December 29, 2013
Four decades into a career that also includes award-winning work in cinema, with scores for Midnight Express and American Gigolo, Moroder is still going as strong as the beat in his songs.
Among other projects this year, he collaborated with one of the biggest names in dance music, Daft Punk. The Grammy-nominated French duo invited Moroder into the studio — not to push buttons and twist knobs, but to narrate his own life.
I met Donna Summer in ’74. I loved the Serge Gainsbourg song “Je T’Aime… Moi Non Plus.”
I’m not a discotheque guy.
Sometimes, if I had a new demo I went to some discotheques to check it out — see how the reactions of the people were. But just to dance, I rarely did that.
Now, the DJ becomes a star in itself, because of the way he programs the songs with lows and then highs and then slowing it down. The big DJs, like Tiesto and Deadmau5 and all those guys, they are very, very creative.
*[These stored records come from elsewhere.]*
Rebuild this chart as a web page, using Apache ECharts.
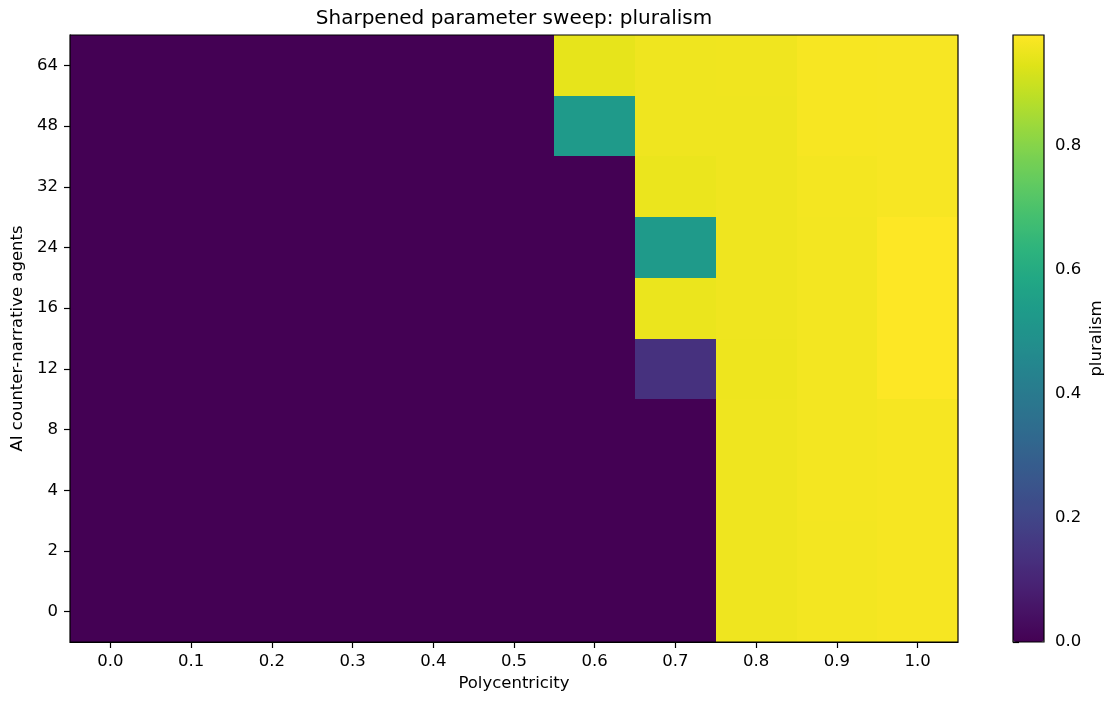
<!DOCTYPE html>
<html>
<head>
<meta charset="utf-8">
<script src="https://cdn.jsdelivr.net/npm/echarts@6/dist/echarts.min.js"></script>
<style>
html,body{margin:0;padding:0;background:#fff;}
#chart{width:1112px;height:709px;}
</style>
</head>
<body>
<div id="chart"></div>
<script>
// ---- data ----
const xLabels = ['0.0','0.1','0.2','0.3','0.4','0.5','0.6','0.7','0.8','0.9','1.0'];
const yLabels = ['0','2','4','8','12','16','24','32','48','64'];
// pluralism per AI-agent count (row), one value per polycentricity (column)
const row0  = [0,0,0,0,0,0,0,0,0.956,0.963,0.968];
const row2  = [0,0,0,0,0,0,0,0,0.956,0.963,0.968];
const row4  = [0,0,0,0,0,0,0,0,0.956,0.964,0.968];
const row8  = [0,0,0,0,0,0,0,0,0.956,0.963,0.968];
const row12 = [0,0,0,0,0,0,0,0.137,0.954,0.963,0.979];
const row16 = [0,0,0,0,0,0,0,0.950,0.956,0.963,0.979];
const row24 = [0,0,0,0,0,0,0,0.530,0.956,0.963,0.979];
const row32 = [0,0,0,0,0,0,0,0.950,0.956,0.964,0.970];
const row48 = [0,0,0,0,0,0,0.530,0.956,0.956,0.969,0.970];
const row64 = [0,0,0,0,0,0,0.943,0.956,0.958,0.969,0.970];
const rows = [row0,row2,row4,row8,row12,row16,row24,row32,row48,row64];
const cbTicks = [0,0.2,0.4,0.6,0.8];
const vMin = 0, vMax = 0.979;

// viridis sampled every 0.05
const viridis = ['#440154','#471365','#482475','#463480','#414487','#3b528b','#355f8d','#2f6c8e','#2a788e','#25848e','#21918c',
                 '#1e9c89','#22a884','#2fb47c','#44bf70','#5ec962','#7ad151','#9bd93c','#bddf26','#dfe318','#fde725'];

const heat = [];
rows.forEach((r, yi) => r.forEach((v, xi) => heat.push([xi, yi, v])));

// ---- layout ----
const FONT = 'DejaVu Sans';
const FS = 16.5;
const G = {left:70, top:35, width:888, height:607};
const CB = {left:1013, top:35, width:31, height:607};
const INK = '#000';

const chart = echarts.init(document.getElementById('chart'), null, {renderer:'canvas'});
chart.setOption({
  animation:false,
  backgroundColor:'#fff',
  textStyle:{fontFamily:FONT},
  title:{
    text:'Sharpened parameter sweep: pluralism',
    left:G.left + G.width/2, top:9, textAlign:'center', padding:0,
    textStyle:{fontFamily:FONT, fontSize:20, fontWeight:'normal', color:INK}
  },
  grid:[
    {left:G.left, top:G.top, width:G.width, height:G.height, containLabel:false},
    {left:CB.left, top:CB.top, width:CB.width, height:CB.height, containLabel:false}
  ],
  xAxis:[
    {type:'category', gridIndex:0, data:xLabels,
     name:'Polycentricity', nameLocation:'middle', nameGap:33,
     nameTextStyle:{fontFamily:FONT, fontSize:FS, color:INK},
     axisLine:{show:true, lineStyle:{color:INK, width:1}},
     axisTick:{show:true, alignWithLabel:true, length:6, lineStyle:{color:INK, width:1.2}},
     axisLabel:{fontFamily:FONT, fontSize:FS, color:INK, margin:11},
     splitLine:{show:false}, splitArea:{show:false}},
    {type:'value', gridIndex:1, show:false, min:0, max:1}
  ],
  yAxis:[
    {type:'category', gridIndex:0, data:yLabels,
     name:'AI counter-narrative agents', nameLocation:'middle', nameGap:38, nameRotate:90,
     nameTextStyle:{fontFamily:FONT, fontSize:FS, color:INK},
     axisLine:{show:true, lineStyle:{color:INK, width:1}},
     axisTick:{show:true, alignWithLabel:true, length:6, lineStyle:{color:INK, width:1.2}},
     axisLabel:{fontFamily:FONT, fontSize:FS, color:INK, margin:12},
     splitLine:{show:false}, splitArea:{show:false}},
    {type:'value', gridIndex:1, position:'right', min:vMin, max:vMax,
     name:'pluralism', nameLocation:'middle', nameGap:44, nameRotate:90,
     nameTextStyle:{fontFamily:FONT, fontSize:FS, color:INK},
     axisLine:{show:false},
     axisTick:{show:true, length:6, customValues:cbTicks, lineStyle:{color:INK, width:1.2}},
     axisLabel:{fontFamily:FONT, fontSize:FS, color:INK, margin:11,
       customValues:cbTicks, formatter:(v)=>Number(v).toFixed(1)},
     splitLine:{show:false}}
  ],
  visualMap:{
    type:'continuous', seriesIndex:0, dimension:2, min:vMin, max:vMax,
    orient:'vertical', left:CB.left, top:CB.top, itemWidth:CB.width, itemHeight:CB.height,
    padding:0, calculable:false, hoverLink:false, text:null, showLabel:false,
    inRange:{color:viridis}
  },
  series:[{
    type:'custom', xAxisIndex:0, yAxisIndex:0, data:heat,
    encode:{x:0, y:1},
    renderItem:function(params, api){
      const c = api.coord([api.value(0), api.value(1)]);
      const s = api.size([1, 1]);
      const x0 = Math.round(c[0]-s[0]/2), x1 = Math.round(c[0]+s[0]/2);
      const y0 = Math.round(c[1]-s[1]/2), y1 = Math.round(c[1]+s[1]/2);
      return {
        type:'rect',
        shape:{x:x0, y:y0, width:x1-x0, height:y1-y0},
        style:{fill:api.visual('color')}
      };
    }
  }],
  graphic:[
    {type:'rect', z:100, silent:true,
     shape:{x:G.left, y:G.top, width:G.width, height:G.height},
     style:{fill:null, stroke:INK, lineWidth:1.2}},
    {type:'rect', z:100, silent:true,
     shape:{x:CB.left, y:CB.top, width:CB.width, height:CB.height},
     style:{fill:null, stroke:INK, lineWidth:1.2}}
  ]
});
</script>
</body>
</html>
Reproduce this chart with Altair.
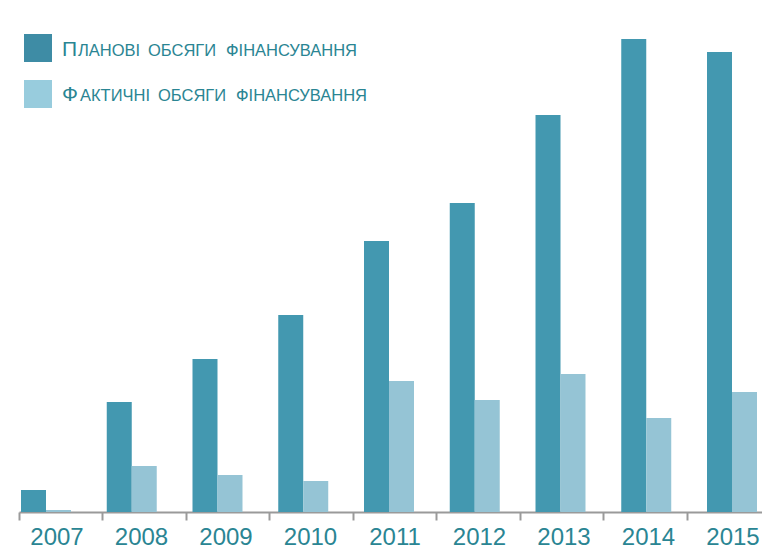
import altair as alt
import pandas as pd

# ---- data (bar heights, arbitrary units) ----
years = ["2007", "2008", "2009", "2010", "2011", "2012", "2013", "2014", "2015"]
planned = [22, 110, 153, 197, 271, 309, 397, 473, 460]
actual = [2, 46, 37, 31, 131, 112, 138, 94, 120]
series = ["Планові обсяги фінансування", "Фактичні обсяги фінансування"]
bar_colors = ["#4398B0", "#95C4D5"]
swatch_colors = ["#3E8CA5", "#98CCDD"]

# ---- style / layout ----
W, H = 743, 504
TEXT = "#2A8593"
GREY = "#9a9a9a"
FONT = "Liberation Sans"
swatch_top = [26, 72]
legend_baseline = [48, 93]
initial_x = 43
word_x = [[59, 129, 207], [61, 139, 217]]

rows = []
for i, yr in enumerate(years):
    rows.append({"year": yr, "series": series[0], "value": planned[i]})
    rows.append({"year": yr, "series": series[1], "value": actual[i]})
df = pd.DataFrame(rows)
ydf = pd.DataFrame({"year": years})

axis_layer = alt.Chart(ydf).mark_point(opacity=0).encode(
    x=alt.X("year:N", sort=years,
            scale=alt.Scale(type="band", range=[0, 751], paddingInner=0, paddingOuter=0),
            axis=alt.Axis(title=None, labels=False, tickBand="extent", tickSize=8,
                          tickWidth=2, tickColor=GREY, domainColor=GREY,
                          domainWidth=2, grid=False)),
    y=alt.value(0),
)

bars = alt.Chart(df).mark_bar().encode(
    x=alt.X("year:N", sort=years,
            scale=alt.Scale(type="band", range=[2, 738], paddingInner=0.417, paddingOuter=0),
            axis=None),
    xOffset=alt.XOffset("series:N", sort=series,
                        scale=alt.Scale(paddingInner=0, paddingOuter=0)),
    y=alt.Y("value:Q", scale=alt.Scale(domain=[0, H], nice=False, zero=True), axis=None),
    color=alt.Color("series:N", sort=series,
                    scale=alt.Scale(domain=series, range=bar_colors), legend=None),
)

labels = alt.Chart(ydf).mark_text(fontSize=24, font=FONT, color=TEXT,
                                  baseline="alphabetic", align="center").encode(
    x=alt.X("year:N", sort=years,
            scale=alt.Scale(type="point", range=[38, 714], padding=0), axis=None),
    y=alt.value(537),
    text="year:N",
)

layers = [axis_layer, bars, labels]

for i, name in enumerate(series):
    d = pd.DataFrame({"t": [name]})
    sw = alt.Chart(d).mark_rect(color=swatch_colors[i]).encode(
        x=alt.value(5), x2=alt.value(33),
        y=alt.value(swatch_top[i]), y2=alt.value(swatch_top[i] + 28),
    )
    layers.append(sw)
    init = alt.Chart(pd.DataFrame({"t": [name[0].upper()]})).mark_text(
        fontSize=21, font=FONT, color=TEXT, align="left", baseline="alphabetic"
    ).encode(x=alt.value(initial_x), y=alt.value(legend_baseline[i]), text="t:N")
    layers.append(init)
    words = name[1:].upper().split()
    for j, w in enumerate(words):
        wl = alt.Chart(pd.DataFrame({"t": [w]})).mark_text(
            fontSize=16.5, font=FONT, color=TEXT, align="left", baseline="alphabetic"
        ).encode(x=alt.value(word_x[i][j]), y=alt.value(legend_baseline[i]), text="t:N")
        layers.append(wl)

chart = alt.layer(*layers).resolve_scale(
    x="independent", y="independent"
).properties(
    width=W, height=H,
    padding={"left": 11, "top": 0, "right": 0, "bottom": 37},
    autosize=alt.AutoSizeParams(type="none"),
    background="white",
).configure_view(stroke=None)

chart.save("out.html", embed_options={"renderer": "svg", "actions": False})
Daft Punk. That big hit “Get Lucky” is a disco song — not only the melody and the whole concept, but we had one of the great disco guys and one of the best guitarists ever, Nile Rodgers, to play on it. So that’s great disco, but a modern disco, because it has great vocoders and synthesizers.
The trend now is to go back to more traditional composing, where you have an intro, a verse, a pre-chorus, a chorus.
Avicii, with the song “Wake Me Up,” that’s more like a traditional dance song — in fact, it could be a country-and-western song. I think the music in the EDM world is going to go back to recording and composing the traditional way.